Liane Gustafson was searching for her father’s roots when she stumbled upon the Benton Harbor, St. Joe Memories Facebook page.

“Finding Sonja so quickly through that group was just shocking,” she said.

Swan Gustafson had lived much of his life in Benton Harbor after coming to America from Sweden.

Sonja and Scot still live in Berrien County, while Lee and his family are 600 miles north in the UP.

“Now I’ve got all these new people in my life and, personally, I love it!” said Sonja. “I just think it’s amazing.”

The Gustafson’s spent their Saturday getting to know each other and sharing stories about Swan.

“He would let me suck on the ice cubes of his whiskey glass,” said Sonja, recounting one story. “And I think my mom would’ve killed him if she’d have known!”

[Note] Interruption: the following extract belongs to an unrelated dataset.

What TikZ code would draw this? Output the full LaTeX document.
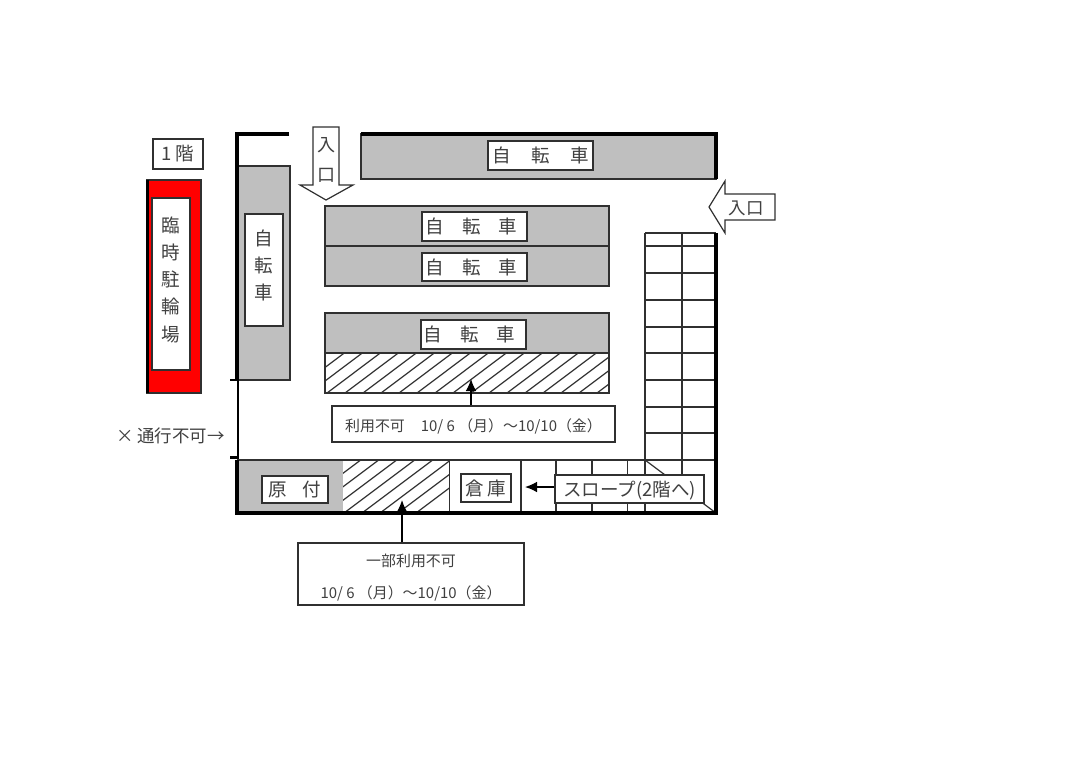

They also took a walk through Sonja’s garden.

A love for gardening is something all three siblings share – and seemingly got from their dad.

And with each laugh shared throughout the afternoon, a new family bond continued to blossom.

“I’m just glad you’re here,” Sonja said to Lee, embracing him once again.

The Gustafson family reunion will continue for the next few days.

Sonja, Scot and Lee said they’re really excited for Scot’s daughter, Emily, to meet her new cousins and aunt and uncle once she gets home from a trip she’s on.

The family said they all plan on staying in touch and visiting each other; they might even travel to Sweden one day to connect with their father’s family.